**** Provided data ****
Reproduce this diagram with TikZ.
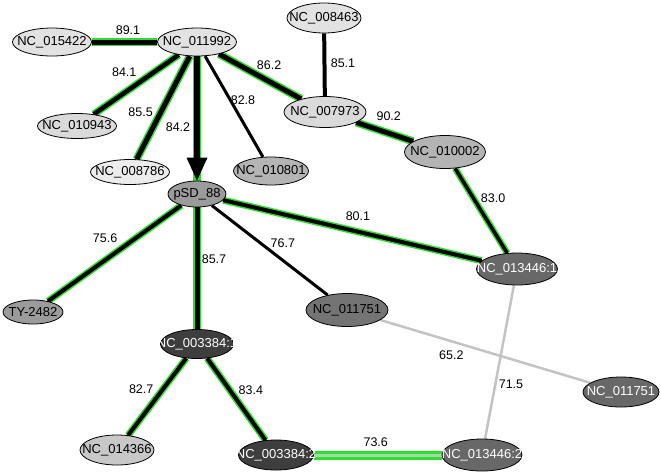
\documentclass[tikz,border=0pt]{standalone}
\usepackage{fontspec}
\setmainfont{Liberation Sans}
\usetikzlibrary{arrows.meta, shapes.geometric, backgrounds}

\definecolor{glowgreen}{RGB}{40,225,40}
\definecolor{paleA}{RGB}{226,226,226}
\definecolor{paleB}{RGB}{236,236,236}
\definecolor{paleC}{RGB}{218,218,218}
\definecolor{midA}{RGB}{180,180,180}
\definecolor{midB}{RGB}{200,200,200}
\definecolor{midC}{RGB}{155,155,155}
\definecolor{darkA}{RGB}{116,116,116}
\definecolor{darkB}{RGB}{104,104,104}
\definecolor{darkC}{RGB}{62,62,62}
\definecolor{weakgray}{RGB}{195,195,195}
\definecolor{weakmix}{RGB}{170,212,170}

\begin{document}
\begin{tikzpicture}[
                x=1pt, y=-1pt,
                gene/.style={ellipse, draw, line width=0.8pt, fill=#1, minimum width=79pt, minimum height=28pt, inner sep=0pt},
                tie/.style={draw=black, line width=#1},
                hit/.style={draw=black, line width=#1, preaction={draw=glowgreen, line width=#1+3pt, arrows=-}},
                weak/.style={draw=weakgray, line width=2.5pt},
                lbl/.style={font=\fontsize{12.5}{14}\selectfont, inner sep=0pt}
            ]
                \useasboundingbox (0,0) rectangle (661,475);
                \tikzset{every label/.style={font=\fontsize{13}{15}\selectfont, inner sep=0pt}}

                % nodes
                \node[gene=paleA, label=center:NC\_015422] (n015422) at (52,42) {};
                \node[gene=paleA, label=center:NC\_011992] (n011992) at (197,42) {};
                \node[gene=paleA, minimum width=74pt, minimum height=30pt, label=center:NC\_008463] (n008463) at (324,18) {};
                \node[gene=paleC, minimum height=25pt, label=center:NC\_010943] (n010943) at (77,126) {};
                \node[gene=paleB, minimum height=25pt, label=center:NC\_008786] (n008786) at (130,172) {};
                \node[gene=paleC, minimum width=82pt, minimum height=31pt, label=center:NC\_007973] (n007973) at (325,112) {};
                \node[gene=midA, minimum width=75pt, label=center:NC\_010801] (n010801) at (271,171) {};
                \node[gene=midA, minimum width=81pt, minimum height=33pt, label=center:NC\_010002] (n010002) at (445,152) {};
                \node[gene=midC, minimum width=58pt, minimum height=26pt, label=center:pSD\_88] (pSD) at (197,194) {};
                \node[gene=midC, minimum width=60pt, minimum height=24pt, label=center:TY-2482] (TY) at (33,312) {};
                \node[gene=darkA, minimum width=82pt, minimum height=33pt, label=center:NC\_011751] (n011751a) at (347,310) {};
                \node[gene=darkB, minimum width=81pt, minimum height=32pt, label={[text=white]center:{NC\_013446:1}}] (n013446a) at (517,269) {};
                \node[gene=darkB, minimum width=76pt, minimum height=30pt, label={[text=white]center:NC\_011751}] (n011751b) at (621,392) {};
                \node[gene=darkC, minimum width=73pt, minimum height=29pt, label={[text=white]center:{NC\_003384:1}}] (n003384a) at (197,344) {};
                \node[gene=midB, minimum width=74pt, minimum height=30pt, label=center:NC\_014366] (n014366) at (117,450) {};
                \node[gene=darkC, minimum width=75pt, minimum height=30pt, label={[text=white]center:{NC\_003384:2}}] (n003384b) at (276,455) {};
                \node[gene=darkB, minimum width=80pt, minimum height=32pt, label={[text=white]center:{NC\_013446:2}}] (n013446b) at (482,455) {};

                % edges
                \begin{scope}[on background layer]
                \draw[hit=5pt] (n015422) -- node[lbl, xshift=3.5, yshift=12] {89.1} (n011992);
                \draw[hit=4.5pt] (n011992) -- node[lbl, xshift=-12, yshift=12] {84.1} (n010943);
                \draw[hit=5pt] (n011992) -- node[lbl, xshift=-22.5, yshift=-4] {85.5} (n008786);
                \draw[hit=5.5pt, -{Triangle[width=21pt, length=23pt, line width=0pt]}] (n011992) -- node[lbl, xshift=-19, yshift=-9] {84.2} (pSD);
                \draw[tie=3pt] (n011992) -- node[lbl, xshift=9, yshift=6.5] {82.8} (n010801);
                \draw[hit=5pt] (n011992) -- node[lbl, xshift=9, yshift=11] {86.2} (n007973);
                \draw[tie=4pt] (n008463) -- node[lbl, xshift=18.5, yshift=2] {85.1} (n007973);
                \draw[hit=5pt] (n007973) -- node[lbl, xshift=4, yshift=16] {90.2} (n010002);
                \draw[hit=3.5pt] (n010002) -- node[lbl, xshift=12, yshift=12.5] {83.0} (n013446a);
                \draw[hit=4pt] (pSD) -- node[lbl, xshift=5.5, yshift=14.5] {80.1} (n013446a);
                \draw[tie=3pt] (pSD) -- node[lbl, xshift=13, yshift=7.5] {76.7} (n011751a);
                \draw[hit=4pt] (pSD) -- node[lbl, xshift=-9.5, yshift=15] {75.6} (TY);
                \draw[hit=5pt] (pSD) -- node[lbl, xshift=17, yshift=9] {85.7} (n003384a);
                \draw[hit=4pt] (n003384a) -- node[lbl, xshift=-16, yshift=8] {82.7} (n014366);
                \draw[hit=4pt] (n003384a) -- node[lbl, xshift=14.5, yshift=9.5] {83.4} (n003384b);
                \draw[weak] (n011751a) -- node[lbl, xshift=-34, yshift=-4] {65.2} (n011751b);
                \draw[weak] (n013446a) -- node[lbl, xshift=11.5, yshift=-22] {71.5} (n013446b);
                \draw[draw=weakmix, line width=3pt, preaction={draw=glowgreen, line width=9pt}] (n003384b) -- node[lbl, xshift=-2, yshift=13] {73.6} (n013446b);
                \end{scope}
            \end{tikzpicture}
\end{document}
****
Omit every picture while copying the listing above exactly.

Reproduce this diagram with TikZ.
\documentclass[tikz,border=0pt]{standalone}
\usepackage{fontspec}
\setmainfont{Liberation Sans}
\usetikzlibrary{arrows.meta, shapes.geometric, backgrounds}

\definecolor{glowgreen}{RGB}{40,225,40}
\definecolor{paleA}{RGB}{226,226,226}
\definecolor{paleB}{RGB}{236,236,236}
\definecolor{paleC}{RGB}{218,218,218}
\definecolor{midA}{RGB}{180,180,180}
\definecolor{midB}{RGB}{200,200,200}
\definecolor{midC}{RGB}{155,155,155}
\definecolor{darkA}{RGB}{116,116,116}
\definecolor{darkB}{RGB}{104,104,104}
\definecolor{darkC}{RGB}{62,62,62}
\definecolor{weakgray}{RGB}{195,195,195}
\definecolor{weakmix}{RGB}{170,212,170}

\begin{document}
\begin{tikzpicture}[
                x=1pt, y=-1pt,
                gene/.style={ellipse, draw, line width=0.8pt, fill=#1, minimum width=79pt, minimum height=28pt, inner sep=0pt},
                tie/.style={draw=black, line width=#1},
                hit/.style={draw=black, line width=#1, preaction={draw=glowgreen, line width=#1+3pt, arrows=-}},
                weak/.style={draw=weakgray, line width=2.5pt},
                lbl/.style={font=\fontsize{12.5}{14}\selectfont, inner sep=0pt}
            ]
                \useasboundingbox (0,0) rectangle (661,475);
                \tikzset{every label/.style={font=\fontsize{13}{15}\selectfont, inner sep=0pt}}

                % nodes
                \node[gene=paleA, label=center:NC\_015422] (n015422) at (52,42) {};
                \node[gene=paleA, label=center:NC\_011992] (n011992) at (197,42) {};
                \node[gene=paleA, minimum width=74pt, minimum height=30pt, label=center:NC\_008463] (n008463) at (324,18) {};
                \node[gene=paleC, minimum height=25pt, label=center:NC\_010943] (n010943) at (77,126) {};
                \node[gene=paleB, minimum height=25pt, label=center:NC\_008786] (n008786) at (130,172) {};
                \node[gene=paleC, minimum width=82pt, minimum height=31pt, label=center:NC\_007973] (n007973) at (325,112) {};
                \node[gene=midA, minimum width=75pt, label=center:NC\_010801] (n010801) at (271,171) {};
                \node[gene=midA, minimum width=81pt, minimum height=33pt, label=center:NC\_010002] (n010002) at (445,152) {};
                \node[gene=midC, minimum width=58pt, minimum height=26pt, label=center:pSD\_88] (pSD) at (197,194) {};
                \node[gene=midC, minimum width=60pt, minimum height=24pt, label=center:TY-2482] (TY) at (33,312) {};
                \node[gene=darkA, minimum width=82pt, minimum height=33pt, label=center:NC\_011751] (n011751a) at (347,310) {};
                \node[gene=darkB, minimum width=81pt, minimum height=32pt, label={[text=white]center:{NC\_013446:1}}] (n013446a) at (517,269) {};
                \node[gene=darkB, minimum width=76pt, minimum height=30pt, label={[text=white]center:NC\_011751}] (n011751b) at (621,392) {};
                \node[gene=darkC, minimum width=73pt, minimum height=29pt, label={[text=white]center:{NC\_003384:1}}] (n003384a) at (197,344) {};
                \node[gene=midB, minimum width=74pt, minimum height=30pt, label=center:NC\_014366] (n014366) at (117,450) {};
                \node[gene=darkC, minimum width=75pt, minimum height=30pt, label={[text=white]center:{NC\_003384:2}}] (n003384b) at (276,455) {};
                \node[gene=darkB, minimum width=80pt, minimum height=32pt, label={[text=white]center:{NC\_013446:2}}] (n013446b) at (482,455) {};

                % edges
                \begin{scope}[on background layer]
                \draw[hit=5pt] (n015422) -- node[lbl, xshift=3.5, yshift=12] {89.1} (n011992);
                \draw[hit=4.5pt] (n011992) -- node[lbl, xshift=-12, yshift=12] {84.1} (n010943);
                \draw[hit=5pt] (n011992) -- node[lbl, xshift=-22.5, yshift=-4] {85.5} (n008786);
                \draw[hit=5.5pt, -{Triangle[width=21pt, length=23pt, line width=0pt]}] (n011992) -- node[lbl, xshift=-19, yshift=-9] {84.2} (pSD);
                \draw[tie=3pt] (n011992) -- node[lbl, xshift=9, yshift=6.5] {82.8} (n010801);
                \draw[hit=5pt] (n011992) -- node[lbl, xshift=9, yshift=11] {86.2} (n007973);
                \draw[tie=4pt] (n008463) -- node[lbl, xshift=18.5, yshift=2] {85.1} (n007973);
                \draw[hit=5pt] (n007973) -- node[lbl, xshift=4, yshift=16] {90.2} (n010002);
                \draw[hit=3.5pt] (n010002) -- node[lbl, xshift=12, yshift=12.5] {83.0} (n013446a);
                \draw[hit=4pt] (pSD) -- node[lbl, xshift=5.5, yshift=14.5] {80.1} (n013446a);
                \draw[tie=3pt] (pSD) -- node[lbl, xshift=13, yshift=7.5] {76.7} (n011751a);
                \draw[hit=4pt] (pSD) -- node[lbl, xshift=-9.5, yshift=15] {75.6} (TY);
                \draw[hit=5pt] (pSD) -- node[lbl, xshift=17, yshift=9] {85.7} (n003384a);
                \draw[hit=4pt] (n003384a) -- node[lbl, xshift=-16, yshift=8] {82.7} (n014366);
                \draw[hit=4pt] (n003384a) -- node[lbl, xshift=14.5, yshift=9.5] {83.4} (n003384b);
                \draw[weak] (n011751a) -- node[lbl, xshift=-34, yshift=-4] {65.2} (n011751b);
                \draw[weak] (n013446a) -- node[lbl, xshift=11.5, yshift=-22] {71.5} (n013446b);
                \draw[draw=weakmix, line width=3pt, preaction={draw=glowgreen, line width=9pt}] (n003384b) -- node[lbl, xshift=-2, yshift=13] {73.6} (n013446b);
                \end{scope}
            \end{tikzpicture}
\end{document}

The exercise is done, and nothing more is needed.